At Arcade, a high-end boutique opened three months ago on Melrose Avenue in Los Angeles, “Jewelry just flew out the door for us,” said owner Rochelle Gores. “The extravagant items didn’t sell. Ball gowns just haven’t moved at all. The world moves and you’ll see fashion react as well. I think people really want something more versatile — an evening dress that cuts just above the knee, for example, that can be worn for cocktail parties or black-tie events.”

“It’s definitely not about being expensive right now,” said John Eshaya, the former buyer for Ron Herman and Fred Segal stores who launched his Jet casualwear line this year in Santa Monica, Calif. “There are a lot of young girls coming in, sometimes with their moms, and they’re spending money.” He listed top holiday sellers as scarves, pillows, flannel shirts, sweatshirts and sweatpants, all in the $50 to $100 range.

At Perimeter Mall, a regional center just north of Atlanta, shoppers turned out for deep discounts and while some used gift cards, the majority of sales came from new purchases. Macy’s, Nordstrom, Dillard’s and Bloomingdale’s drew large crowds Friday and Saturday, bolstered by early openings and doorbusters.

“We reached nearly 100 percent parking capacity around 2:30 Saturday afternoon,” said Dennis Kemp, general manager of Perimeter Mall, which is owned by General Growth Properties. “Our valet parking reached full capacity by mid-afternoon as did our customer paid self-parking area.”

Herman Heinle, president of high-end specialty retailer Gus Mayer, with locations in Birmingham, Ala., and Nashville, said most shoppers were taking advantage of steep post-holiday markdowns rather than returning or exchanging. Bridge separates, collections and contemporary sportswear sold best last weekend, while dresses, designer apparel and fur sales were sluggish. Temperatures Friday near 70 degrees deterred outerwear sales, said Heinle.

Mall of Georgia, just north of Atlanta, had higher foot traffic this weekend than Black Friday and sales were driven by department stores, said Joe Piccolo, area manager for Simon Properties, which owns Mall of Georgia. Generally, for retailers heavily dependent on Christmas sales, the day after the holiday usually generates around 60 percent of the volume of what Black Friday does, said one retail ceo.

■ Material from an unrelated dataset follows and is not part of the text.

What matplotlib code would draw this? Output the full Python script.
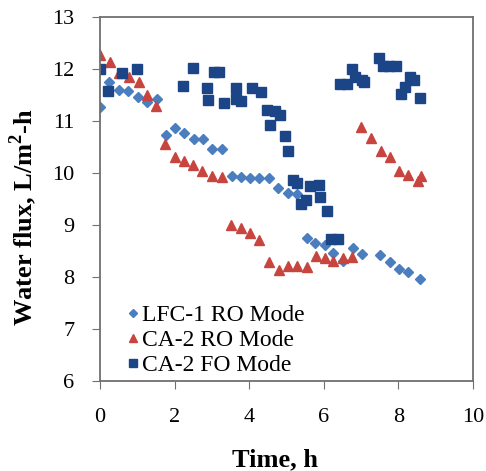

“This weekend has really helped merchants dig out of the hole,” said Piccolo, who named accessories, electronics and gifts as the strongest categories, though apparel was tough. “There is not one major item that people just have to have this year,” Piccolo said. “Even the denim that sold was heavily, heavily discounted.”

Taubman Centers Inc., which owns or manages 24 shopping centers, said on the day after Christmas, business started out light and picked up significantly in the afternoon, based on reports from some of its retail tenants. Many discounts seen earlier in the week were repeated, while others were increased and sweetened with incentives. On average, 85 percent of people were buying and the balance were making exchanges and returns. There were “very little gift card redemptions, 10 percent or less as of 2 p.m.,” Taubman said.

At Aventura Mall, a Miami center owned by Turnberry and Associates, tourists and residents came out for discounts that ran up to 70 percent. “I’ve never seen such good markdowns in my life,” said Yamila Garayzar, vice president of marketing for the retail division of Turnberry. Garayzar said Aventura’s sales are up from last year, but declined to specify. “This year people were really expecting great sales so they held off spending the cash they would normally spend Black Friday until after Christmas.”